* **THE PROBLEM**:
State the number of lines that hold the string "this", with nothing added.

* **Collection entries**:
** start **

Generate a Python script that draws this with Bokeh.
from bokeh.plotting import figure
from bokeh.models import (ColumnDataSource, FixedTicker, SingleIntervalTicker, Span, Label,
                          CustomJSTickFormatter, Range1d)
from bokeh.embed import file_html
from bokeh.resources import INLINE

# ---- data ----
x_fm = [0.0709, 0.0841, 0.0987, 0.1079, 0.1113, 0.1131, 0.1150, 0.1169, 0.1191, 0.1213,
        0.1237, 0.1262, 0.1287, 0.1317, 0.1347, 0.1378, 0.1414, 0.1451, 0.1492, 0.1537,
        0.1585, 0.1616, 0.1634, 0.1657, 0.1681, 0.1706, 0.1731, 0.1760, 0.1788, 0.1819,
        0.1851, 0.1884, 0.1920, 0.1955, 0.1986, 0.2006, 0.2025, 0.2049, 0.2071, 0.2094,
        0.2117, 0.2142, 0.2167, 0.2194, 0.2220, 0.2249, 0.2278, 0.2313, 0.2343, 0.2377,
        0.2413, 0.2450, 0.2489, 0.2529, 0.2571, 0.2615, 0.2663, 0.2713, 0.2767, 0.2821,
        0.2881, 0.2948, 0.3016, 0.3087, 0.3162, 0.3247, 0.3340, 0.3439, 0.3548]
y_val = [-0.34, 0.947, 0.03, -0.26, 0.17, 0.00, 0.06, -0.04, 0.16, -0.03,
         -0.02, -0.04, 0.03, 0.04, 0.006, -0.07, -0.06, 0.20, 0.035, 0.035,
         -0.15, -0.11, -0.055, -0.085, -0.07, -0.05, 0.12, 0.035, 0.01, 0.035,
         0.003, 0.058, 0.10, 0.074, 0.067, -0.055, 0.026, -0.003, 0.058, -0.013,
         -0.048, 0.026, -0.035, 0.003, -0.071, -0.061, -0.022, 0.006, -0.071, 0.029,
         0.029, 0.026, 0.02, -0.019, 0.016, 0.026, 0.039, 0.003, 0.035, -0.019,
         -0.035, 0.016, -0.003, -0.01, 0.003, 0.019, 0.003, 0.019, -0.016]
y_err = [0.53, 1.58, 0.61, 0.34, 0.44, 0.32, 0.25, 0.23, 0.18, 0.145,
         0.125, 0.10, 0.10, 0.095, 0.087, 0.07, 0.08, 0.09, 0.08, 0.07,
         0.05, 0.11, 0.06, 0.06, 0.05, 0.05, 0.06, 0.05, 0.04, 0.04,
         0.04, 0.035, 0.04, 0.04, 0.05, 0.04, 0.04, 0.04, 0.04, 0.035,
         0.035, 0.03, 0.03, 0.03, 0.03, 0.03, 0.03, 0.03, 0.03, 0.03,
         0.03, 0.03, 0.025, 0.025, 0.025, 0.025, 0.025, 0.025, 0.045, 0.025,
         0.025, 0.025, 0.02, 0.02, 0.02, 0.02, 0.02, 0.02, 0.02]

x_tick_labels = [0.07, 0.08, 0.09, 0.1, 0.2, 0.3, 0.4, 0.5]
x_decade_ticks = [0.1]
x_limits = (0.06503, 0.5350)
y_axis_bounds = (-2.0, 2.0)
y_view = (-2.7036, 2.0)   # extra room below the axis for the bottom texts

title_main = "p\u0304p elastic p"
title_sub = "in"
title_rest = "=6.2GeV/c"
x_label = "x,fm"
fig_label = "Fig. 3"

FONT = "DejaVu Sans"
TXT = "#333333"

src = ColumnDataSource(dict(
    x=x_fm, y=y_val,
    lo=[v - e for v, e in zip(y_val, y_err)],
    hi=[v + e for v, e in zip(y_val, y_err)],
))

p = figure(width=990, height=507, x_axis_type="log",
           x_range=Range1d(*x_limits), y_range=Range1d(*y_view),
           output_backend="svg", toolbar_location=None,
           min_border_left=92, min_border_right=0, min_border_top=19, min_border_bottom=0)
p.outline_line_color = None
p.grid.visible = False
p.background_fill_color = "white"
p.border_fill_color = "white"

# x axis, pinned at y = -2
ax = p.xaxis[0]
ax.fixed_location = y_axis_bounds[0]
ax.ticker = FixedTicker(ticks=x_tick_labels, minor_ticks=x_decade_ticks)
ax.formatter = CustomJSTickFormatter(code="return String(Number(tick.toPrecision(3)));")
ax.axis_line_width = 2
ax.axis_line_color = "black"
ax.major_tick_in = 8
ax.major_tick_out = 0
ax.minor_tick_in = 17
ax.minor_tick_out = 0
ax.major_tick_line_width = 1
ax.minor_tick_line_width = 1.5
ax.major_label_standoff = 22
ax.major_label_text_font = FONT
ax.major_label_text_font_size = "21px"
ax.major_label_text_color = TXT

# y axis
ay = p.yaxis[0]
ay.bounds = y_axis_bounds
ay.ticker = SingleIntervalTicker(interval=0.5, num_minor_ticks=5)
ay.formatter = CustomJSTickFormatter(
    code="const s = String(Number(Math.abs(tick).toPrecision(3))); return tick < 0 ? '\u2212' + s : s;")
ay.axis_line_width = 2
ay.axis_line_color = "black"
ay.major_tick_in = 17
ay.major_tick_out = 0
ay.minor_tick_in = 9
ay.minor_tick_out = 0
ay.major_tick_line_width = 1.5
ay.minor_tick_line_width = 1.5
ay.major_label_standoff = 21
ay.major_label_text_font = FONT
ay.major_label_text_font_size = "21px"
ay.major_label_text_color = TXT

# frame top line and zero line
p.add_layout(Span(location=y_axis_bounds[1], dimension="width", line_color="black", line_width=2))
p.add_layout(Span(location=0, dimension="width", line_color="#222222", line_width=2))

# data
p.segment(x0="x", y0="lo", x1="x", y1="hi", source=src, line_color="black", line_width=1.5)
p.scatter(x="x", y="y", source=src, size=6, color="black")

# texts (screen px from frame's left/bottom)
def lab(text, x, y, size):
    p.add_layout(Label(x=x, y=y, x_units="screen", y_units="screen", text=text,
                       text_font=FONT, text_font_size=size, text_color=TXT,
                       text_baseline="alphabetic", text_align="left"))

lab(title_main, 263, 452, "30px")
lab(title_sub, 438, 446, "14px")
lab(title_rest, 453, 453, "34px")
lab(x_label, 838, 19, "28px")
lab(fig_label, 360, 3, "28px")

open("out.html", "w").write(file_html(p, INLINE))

** end **
** start **

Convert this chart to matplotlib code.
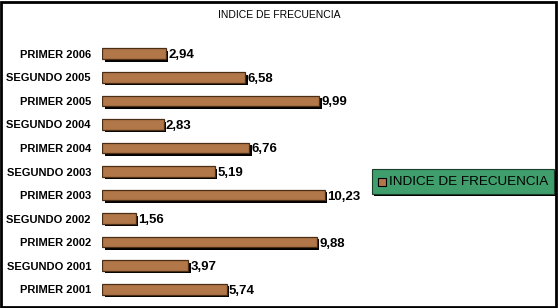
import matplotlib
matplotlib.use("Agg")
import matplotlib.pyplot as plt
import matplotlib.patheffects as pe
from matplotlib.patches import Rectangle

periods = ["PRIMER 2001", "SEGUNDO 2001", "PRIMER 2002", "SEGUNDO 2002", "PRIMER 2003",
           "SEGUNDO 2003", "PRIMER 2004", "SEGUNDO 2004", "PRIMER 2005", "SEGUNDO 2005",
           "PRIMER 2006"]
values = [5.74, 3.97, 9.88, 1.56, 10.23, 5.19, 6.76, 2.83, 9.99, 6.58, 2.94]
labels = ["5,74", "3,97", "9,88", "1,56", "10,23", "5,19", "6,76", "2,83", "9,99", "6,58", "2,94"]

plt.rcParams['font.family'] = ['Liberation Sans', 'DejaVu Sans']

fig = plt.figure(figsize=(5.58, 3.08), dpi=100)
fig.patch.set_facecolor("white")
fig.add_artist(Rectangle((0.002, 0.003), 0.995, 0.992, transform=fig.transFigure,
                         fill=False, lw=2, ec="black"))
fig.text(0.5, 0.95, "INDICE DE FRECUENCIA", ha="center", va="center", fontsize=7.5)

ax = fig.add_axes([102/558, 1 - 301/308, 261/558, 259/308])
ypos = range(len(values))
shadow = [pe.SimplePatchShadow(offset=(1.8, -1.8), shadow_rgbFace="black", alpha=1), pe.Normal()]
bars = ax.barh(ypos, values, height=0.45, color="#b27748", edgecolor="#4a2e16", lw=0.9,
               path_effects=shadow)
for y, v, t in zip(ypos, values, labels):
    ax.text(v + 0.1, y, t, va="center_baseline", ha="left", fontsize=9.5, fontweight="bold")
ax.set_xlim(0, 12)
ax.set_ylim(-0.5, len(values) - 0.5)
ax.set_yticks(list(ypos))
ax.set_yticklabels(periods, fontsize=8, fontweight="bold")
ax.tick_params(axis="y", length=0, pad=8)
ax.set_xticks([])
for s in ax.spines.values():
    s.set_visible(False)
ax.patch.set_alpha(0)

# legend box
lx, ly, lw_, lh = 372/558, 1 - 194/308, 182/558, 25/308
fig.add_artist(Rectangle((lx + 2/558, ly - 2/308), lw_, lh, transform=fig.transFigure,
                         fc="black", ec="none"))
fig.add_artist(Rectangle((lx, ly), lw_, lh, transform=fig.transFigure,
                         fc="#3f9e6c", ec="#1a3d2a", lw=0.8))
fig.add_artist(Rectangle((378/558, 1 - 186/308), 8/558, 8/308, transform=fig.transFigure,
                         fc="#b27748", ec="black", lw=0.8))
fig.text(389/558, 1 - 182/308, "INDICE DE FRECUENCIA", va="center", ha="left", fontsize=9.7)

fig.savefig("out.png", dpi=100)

** end **

* **CORRECT RESPONSE**:
2